In what is widely characterized as one of the most draconian acts in the history of the United States government, President Franklin Delano Roosevelt signed Executive Order 6102, “The Gold Confiscation Act,” on April 5, 1933. For the next forty-one years, it was illegal for U.S. citizens to “hoard” gold. With gold, the traditional store of wealth, out of the question, Bunker Hunt decided to hold his oil profits in silver.

The early 1970s were a prosperous time for Bunker. His Libyan oil leases were producing $30 million a year, even as oil was priced at just $3 per barrel. But nevertheless, Bunker did not like what he saw when he surveyed the global economic landscape. Years of post-New Deal Keynesianism was starting to catch up with the U.S., and inflation was gaining steam. The war in Vietnam was unpopular, and people were rioting in the streets.

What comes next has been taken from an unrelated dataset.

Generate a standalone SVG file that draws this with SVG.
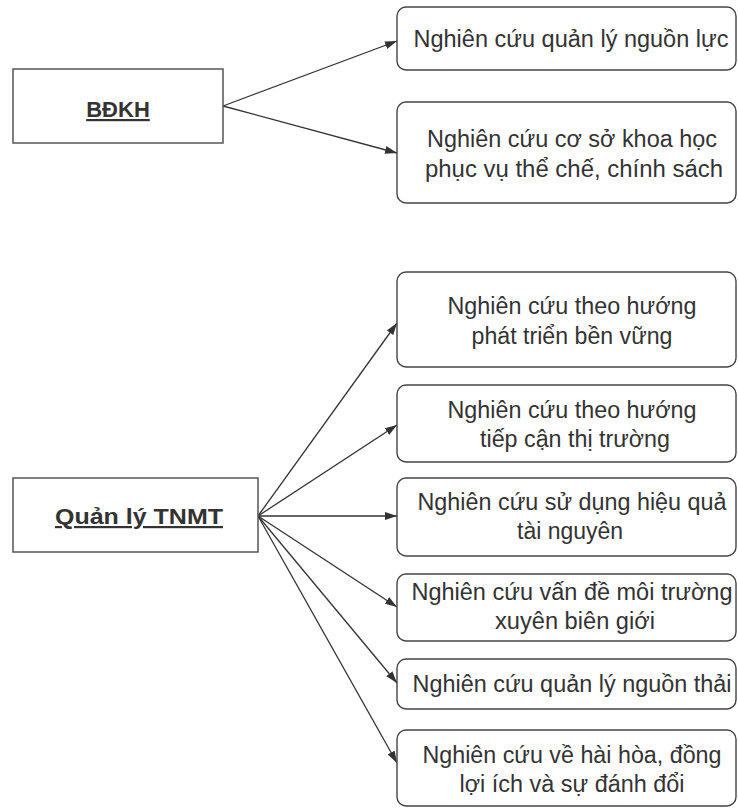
<svg xmlns="http://www.w3.org/2000/svg" width="738" height="809" viewBox="0 0 738 809">
<style>
.root{fill:#fff;stroke:#555;stroke-width:1.5}
.box{fill:#fff;stroke:#444;stroke-width:1.4}
.t{font-family:"Liberation Sans",Arial,sans-serif;font-size:23px;fill:#333;text-anchor:middle}
.h{font-family:"Liberation Sans",Arial,sans-serif;font-size:22px;font-weight:bold;fill:#333;text-anchor:middle;text-decoration:underline}
.c{stroke:#333;stroke-width:1.3;fill:none}
</style>
<defs>
<marker id="arr" markerUnits="userSpaceOnUse" markerWidth="12" markerHeight="8" refX="12" refY="4" orient="auto">
<path d="M0,0 L12,4 L0,8 z" fill="#333"/>
</marker>
</defs>
<rect width="738" height="809" fill="#fff"/>
<g id="connectors">
<line class="c" x1="223" y1="106" x2="397" y2="41" marker-end="url(#arr)"/>
<line class="c" x1="223" y1="106" x2="397" y2="153" marker-end="url(#arr)"/>
<line class="c" x1="258" y1="516" x2="397" y2="323" marker-end="url(#arr)"/>
<line class="c" x1="258" y1="516" x2="397" y2="425" marker-end="url(#arr)"/>
<line class="c" x1="258" y1="516" x2="397" y2="516" marker-end="url(#arr)"/>
<line class="c" x1="258" y1="516" x2="397" y2="607" marker-end="url(#arr)"/>
<line class="c" x1="258" y1="516" x2="397" y2="683" marker-end="url(#arr)"/>
<line class="c" x1="258" y1="516" x2="397" y2="763" marker-end="url(#arr)"/>
</g>
<g id="bdkh">
<rect class="root" x="13" y="69" width="210" height="74"/>
<text class="h" x="118" y="117">BĐKH</text>
</g>
<g id="qly">
<rect class="root" x="13" y="478" width="245" height="74"/>
<text class="h" x="139" y="524" textLength="168" lengthAdjust="spacingAndGlyphs">Quản lý TNMT</text>
</g>
<g id="n1">
<rect class="box" x="397" y="7" width="339" height="63" rx="9"/>
<text class="t" x="571" y="47" textLength="315" lengthAdjust="spacingAndGlyphs">Nghiên cứu quản lý nguồn lực</text>
</g>
<g id="n2">
<rect class="box" x="397" y="102" width="339" height="101" rx="9"/>
<text class="t" x="572" y="147" textLength="290" lengthAdjust="spacingAndGlyphs">Nghiên cứu cơ sở khoa học</text>
<text class="t" x="574" y="177" textLength="298" lengthAdjust="spacingAndGlyphs">phục vụ thể chế, chính sách</text>
</g>
<g id="nA">
<rect class="box" x="397" y="272" width="339" height="95" rx="9"/>
<text class="t" x="572" y="314" textLength="249" lengthAdjust="spacingAndGlyphs">Nghiên cứu theo hướng</text>
<text class="t" x="572" y="344" textLength="201" lengthAdjust="spacingAndGlyphs">phát triển bền vững</text>
</g>
<g id="nB">
<rect class="box" x="397" y="385" width="339" height="77" rx="9"/>
<text class="t" x="572" y="418" textLength="249" lengthAdjust="spacingAndGlyphs">Nghiên cứu theo hướng</text>
<text class="t" x="575" y="447" textLength="190" lengthAdjust="spacingAndGlyphs">tiếp cận thị trường</text>
</g>
<g id="nC">
<rect class="box" x="397" y="478" width="339" height="78" rx="9"/>
<text class="t" x="572" y="510" textLength="309" lengthAdjust="spacingAndGlyphs">Nghiên cứu sử dụng hiệu quả</text>
<text class="t" x="570" y="539" textLength="106" lengthAdjust="spacingAndGlyphs">tài nguyên</text>
</g>
<g id="nD">
<rect class="box" x="397" y="574" width="339" height="67" rx="9"/>
<text class="t" x="572" y="600" textLength="321" lengthAdjust="spacingAndGlyphs">Nghiên cứu vấn đề môi trường</text>
<text class="t" x="575" y="629" textLength="160" lengthAdjust="spacingAndGlyphs">xuyên biên giới</text>
</g>
<g id="nE">
<rect class="box" x="397" y="659" width="339" height="50" rx="9"/>
<text class="t" x="572" y="692" textLength="319" lengthAdjust="spacingAndGlyphs">Nghiên cứu quản lý nguồn thải</text>
</g>
<g id="nF">
<rect class="box" x="397" y="730" width="339" height="76" rx="9"/>
<text class="t" x="572" y="763" textLength="299" lengthAdjust="spacingAndGlyphs">Nghiên cứu về hài hòa, đồng</text>
<text class="t" x="572" y="792" textLength="225" lengthAdjust="spacingAndGlyphs">lợi ích và sự đánh đổi</text>
</g>
</svg>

Confidence in the federal government was at an all-time low, and the Middle East – where Bunker held so much of his wealth – was extremely volatile.

Silver was just $1.50 an ounce when Bunker and his brother Herbert began buying it in 1970. Over the course of the next three years, the brothers purchased approximately 200,000 ounces of the precious metal, and saw it double in price to $3 per ounce.

Then in 1973, Moammar al-Qaddafi nationalized Bunker’s oil fields and demanded a 51% royalty. Understandably, Bunker was furious. He was incensed that the State Department didn’t do more to defend his property, and he was also angry at the major U.S. oil companies for not taking a tougher stand against Qaddafi.

He blamed his long-time rivals, the Rockefellers, whom he considered to be pseudo-socialists, for the loss of his Libyan oil filed, and Bunker firmly believed that the U.S. was on the road to serfdom. As a hedge against what he saw as the inevitable, Bunker ramped up his silver buying.